After a tetchy few weeks in the run up to the census, the first I was aware of the communications drama unfolding at the ABS was a series of tweets yesterday morning describing graphically how a number of senior bureaucrats and pollies were responding to what had clearly been a major systems failure on the census website.

The various conversations seemed to be lurching all over the place. Was it an attack or not? Was data lost? Whose fault was it? The various spokespeople seemed to have differing views about the key message. As the drama unfolded, someone published the costs of the project on social media, creating another mini firestorm

Meanwhile, the communications message was getting more and more garbled. We were given some insight about denial of service attacks (“like a truck parked across your driveway” apparently) and that such an attack was “always likely” and we heard language that included phrases like “an attempt to frustrate data collection” and that the problem was a “malicious attack” and a “false positive”.

As we all became experts in hacking (or whatever this was), we learned that the system has been tested to be capable of handling a million submissions per hour. Some of us privately wondered whether that would be enough to cope with the early evening rush as people got home from work and settled down to fill in the online forms.

And things became so tense that finally the PM and Treasurer hosted a press conference which referenced IBM and the Australian Signals Directorate. A difficult day indeed.

So what can we learn? Hindsight is a gift to people commenting after the event, but a review of events does raise a question about the communications strategy.

We now know that at 7.45pm on the night of the census, a decision was taken to close down the website. It appears that the first public announcement was a tweet from Census Australia some three hours later saying that the system was down and would not be restored that night. Knowing that meanwhile the ads were still running and public were getting increasingly frustrated, it’s the (lack of) activities in those three vital hours that are most instructive in terms of learning and moving on.

There should have been a public message broadcast on national media as soon as possible following the decision to shut down the server. It should have come from a senior, well known and trusted spokesperson, not through an unnamed social media account.

If the delay in making that announcement was based on the fear of likely public and media reaction, the alternative strategy of having multiple spokespeople with differing explanations appearing randomly across the media the next morning plainly didn’t work.

In damage limitation mode, the first communications priority on the night of the census should have been to make that clear announcement about the website being down. This was a live issue affecting all Australians.

The second priority should have been to pull all the ads still running on TV and digital media, with the third being to unite all communications through one senior communications team with total control of all messaging.
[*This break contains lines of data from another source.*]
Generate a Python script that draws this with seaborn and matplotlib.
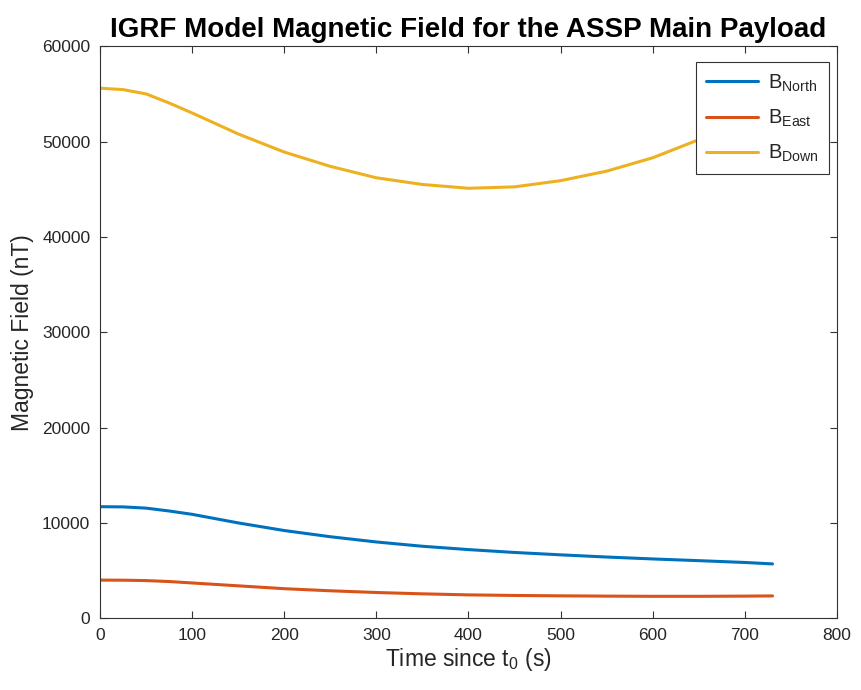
import numpy as np
import pandas as pd
import matplotlib
matplotlib.use('Agg')
import matplotlib.pyplot as plt
import seaborn as sns

# 读图得到的数据
t = [0, 25, 50, 75, 100, 150, 200, 250, 300, 350, 400, 450, 500, 550, 600, 650, 700, 730]
b_north = [11700, 11680, 11550, 11250, 10900, 10000, 9200, 8550, 8000, 7550, 7200, 6900, 6650, 6420, 6220, 6040, 5850, 5700]
b_east = [4000, 3990, 3950, 3850, 3700, 3400, 3100, 2880, 2700, 2560, 2450, 2390, 2350, 2320, 2300, 2300, 2320, 2340]
b_down = [55600, 55450, 55000, 54050, 53000, 50800, 48900, 47400, 46200, 45500, 45100, 45250, 45900, 46900, 48300, 50200, 52400, 53700]

labels = [r'B$_{\mathrm{North}}$', r'B$_{\mathrm{East}}$', r'B$_{\mathrm{Down}}$']
colors = ['#0072BD', '#D95319', '#EDB120']

df = pd.DataFrame({'t': t, labels[0]: b_north, labels[1]: b_east, labels[2]: b_down})
df = df.melt(id_vars='t', var_name='comp', value_name='B')

sns.set_style('ticks')
plt.rcParams['font.family'] = ['Liberation Sans', 'DejaVu Sans']
plt.rcParams['mathtext.fontset'] = 'custom'
plt.rcParams['mathtext.rm'] = 'Liberation Sans'
plt.rcParams['mathtext.it'] = 'Liberation Sans:italic'

fig = plt.figure(figsize=(8.62, 6.9), dpi=100)
ax = fig.add_axes([0.116, 0.104, 0.855, 0.829])

sns.lineplot(data=df, x='t', y='B', hue='comp', palette=colors, linewidth=2.2, ax=ax)

ax.set_xlim(0, 800)
ax.set_ylim(0, 60000)
ax.set_xticks(np.arange(0, 801, 100))
ax.set_yticks(np.arange(0, 60001, 10000))
ax.tick_params(direction='in', top=True, right=True, labelsize=12.5, length=5, pad=7,
               color='#333333', labelcolor='#262626')
for s in ax.spines.values():
    s.set_color('#333333')
    s.set_linewidth(0.8)

ax.set_xlabel(r'Time since t$_0$ (s)', fontsize=16.5, color='#262626', labelpad=2)
ax.set_ylabel('Magnetic Field (nT)', fontsize=16.5, color='#262626', labelpad=6)
ax.set_title('IGRF Model Magnetic Field for the ASSP Main Payload', fontsize=20,
             fontweight='bold', color='black', pad=7)

leg = ax.legend(loc='upper right', bbox_to_anchor=(0.989, 0.972), borderaxespad=0,
                fontsize=14.5, frameon=True, fancybox=False, edgecolor='#333333',
                framealpha=1, handlelength=2.6, labelspacing=0.7, handletextpad=0.5,
                borderpad=0.5)
leg.get_frame().set_linewidth(0.8)

fig.savefig('out.png', dpi=100)
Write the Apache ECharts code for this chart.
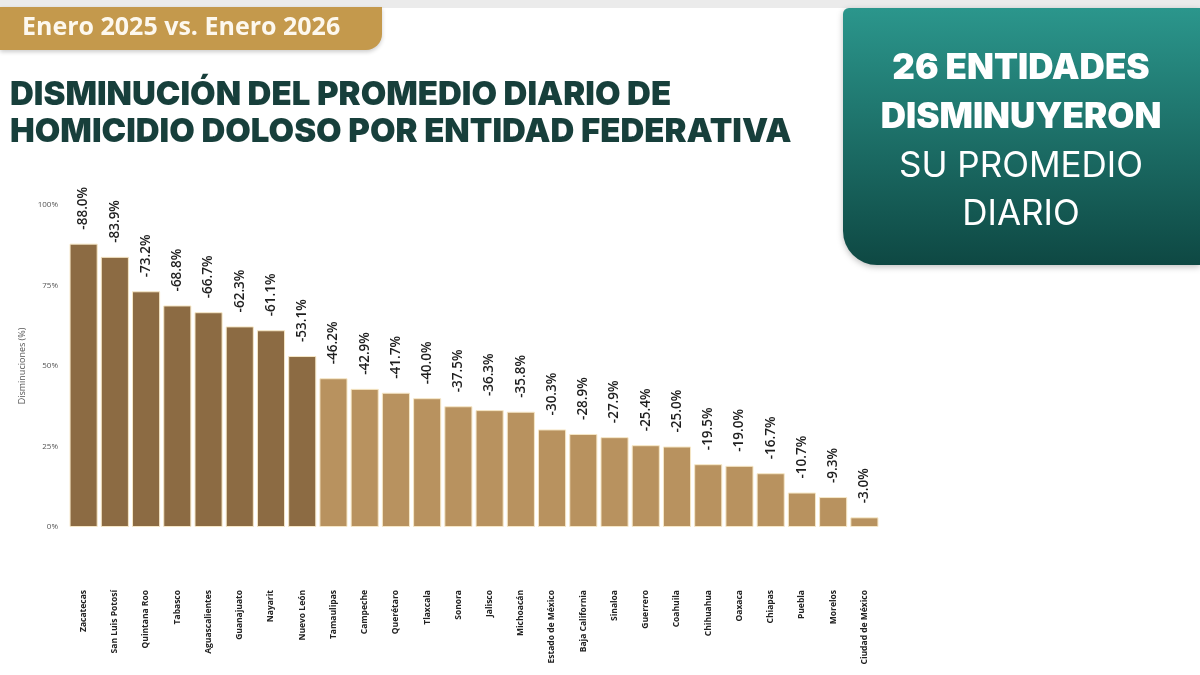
<!DOCTYPE html>
<html>
<head>
<meta charset="utf-8">
<script src="https://cdn.jsdelivr.net/npm/echarts@6/dist/echarts.min.js"></script>
<style>
  html, body { margin: 0; padding: 0; background: #fff; }
  #chart { width: 1200px; height: 675px; }
</style>
</head>
<body>
<div id="chart"></div>
<script>
// datos
const entidades = ["Zacatecas", "San Luis Potosí", "Quintana Roo", "Tabasco", "Aguascalientes", "Guanajuato",
  "Nayarit", "Nuevo León", "Tamaulipas", "Campeche", "Querétaro", "Tlaxcala", "Sonora", "Jalisco",
  "Michoacán", "Estado de México", "Baja California", "Sinaloa", "Guerrero", "Coahuila", "Chihuahua",
  "Oaxaca", "Chiapas", "Puebla", "Morelos", "Ciudad de México"];
const disminuciones = [88.0, 83.9, 73.2, 68.8, 66.7, 62.3, 61.1, 53.1, 46.2, 42.9, 41.7, 40.0, 37.5,
  36.3, 35.8, 30.3, 28.9, 27.9, 25.4, 25.0, 19.5, 19.0, 16.7, 10.7, 9.3, 3.0];
const yTicks = [0, 25, 50, 75, 100];
const numOscuras = 8;

const colorOscuro = "#8c6b43";
const colorClaro = "#b8925f";

(function () {
  const myChart = echarts.init(document.getElementById("chart"));
  const option = {
    backgroundColor: "#ffffff",
    animation: false,
    title: {
      text: "DISMINUCIÓN DEL PROMEDIO DIARIO DE\nHOMICIDIO DOLOSO POR ENTIDAD FEDERATIVA",
      left: 5,
      top: 72,
      textStyle: {
        fontFamily: "Inter",
        fontWeight: 900,
        fontSize: 33,
        lineHeight: 37,
        color: "#173f3b"
      }
    },
    graphic: [
      // franja superior
      { type: "rect", shape: { x: 0, y: 0, width: 1200, height: 8 }, style: { fill: "#ebebeb" }, z: 1 },
      // etiqueta de periodo
      {
        type: "rect",
        shape: { x: 0, y: 7, width: 382, height: 43, r: [0, 0, 16, 0] },
        style: { fill: "#c4994c", shadowBlur: 4, shadowColor: "rgba(0,0,0,0.2)", shadowOffsetY: 2 },
        z: 2
      },
      {
        type: "text",
        x: 22, y: 28,
        style: { text: "Enero 2025 vs. Enero 2026", fill: "#fdf8ee", font: "bold 25px 'Open Sans'", verticalAlign: "middle" },
        z: 3
      },
      // recuadro verde
      {
        type: "rect",
        shape: { x: 843, y: 8, width: 357, height: 257, r: [6, 0, 0, 34] },
        style: {
          fill: new echarts.graphic.LinearGradient(0, 0, 0, 1, [
            { offset: 0, color: "#2b968c" },
            { offset: 1, color: "#0e4843" }
          ]),
          shadowBlur: 6, shadowColor: "rgba(0,0,0,0.25)", shadowOffsetY: 2
        },
        z: 2
      },
      {
        type: "text", x: 1021, y: 68,
        style: { text: "26 ENTIDADES", fill: "#fff", font: "900 35px Inter", align: "center", verticalAlign: "middle" },
        z: 3
      },
      {
        type: "text", x: 1021, y: 117,
        style: { text: "DISMINUYERON", fill: "#fff", font: "900 35px Inter", align: "center", verticalAlign: "middle" },
        z: 3
      },
      {
        type: "text", x: 1021, y: 166,
        style: { text: "SU PROMEDIO", fill: "#fff", font: "normal 35px Inter", align: "center", verticalAlign: "middle" },
        z: 3
      },
      {
        type: "text", x: 1021, y: 214,
        style: { text: "DIARIO", fill: "#fff", font: "normal 35px Inter", align: "center", verticalAlign: "middle" },
        z: 3
      }
    ],
    grid: {
      left: 68,
      right: 320,
      top: 205,
      bottom: 148
    },
    xAxis: {
      type: "category",
      data: entidades,
      axisLine: { show: false },
      axisTick: { show: false },
      axisLabel: {
        interval: 0,
        rotate: 90,
        margin: 63,
        fontSize: 8.5,
        fontWeight: "bold",
        fontFamily: "Open Sans",
        color: "#222"
      }
    },
    yAxis: {
      type: "value",
      min: 0,
      max: 100,
      interval: 25,
      name: "Disminuciones (%)",
      nameLocation: "middle",
      nameGap: 35,
      nameTextStyle: { fontSize: 9, color: "#555", fontFamily: "Open Sans" },
      axisLine: { show: false },
      axisTick: { show: false },
      splitLine: { show: false },
      axisLabel: {
        margin: 10,
        fontSize: 8,
        color: "#555",
        fontFamily: "Open Sans",
        formatter: (v) => yTicks.includes(v) ? v + "%" : ""
      }
    },
    series: [
      {
        type: "bar",
        data: disminuciones.map((v, i) => ({
          value: v,
          itemStyle: { color: i < numOscuras ? colorOscuro : colorClaro }
        })),
        barWidth: "90%",
        itemStyle: {
          borderColor: "#f6e7c6",
          borderWidth: 1
        },
        label: {
          show: true,
          position: "top",
          rotate: 90,
          align: "left",
          verticalAlign: "middle",
          distance: 14,
          fontSize: 13.5,
          fontWeight: 600,
          fontFamily: "Open Sans",
          color: "#1e1e1e",
          formatter: (p) => "-" + p.value.toFixed(1) + "%"
        }
      }
    ]
  };
  myChart.setOption(option);

  window.addEventListener("resize", () => {
    myChart.resize()
  })
})();
</script>
</body>
</html>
In tactical terms, the wording of the announcement should have been designed to save people wasting their time logging on and (continuing to overload the servers) and to provide them with an alternative date for completing the census, accompanied by a sincere and personal apology from a senior statesman.

I’m pretty sure that most people would have shrugged their shoulders, understood and got on with their lives. At the very least, many thousands of people would have been saved a wasted trip to a website that had already been shut down. Ahh…hindsight…

Sometimes, even in the heat of politics, honesty is just the best policy.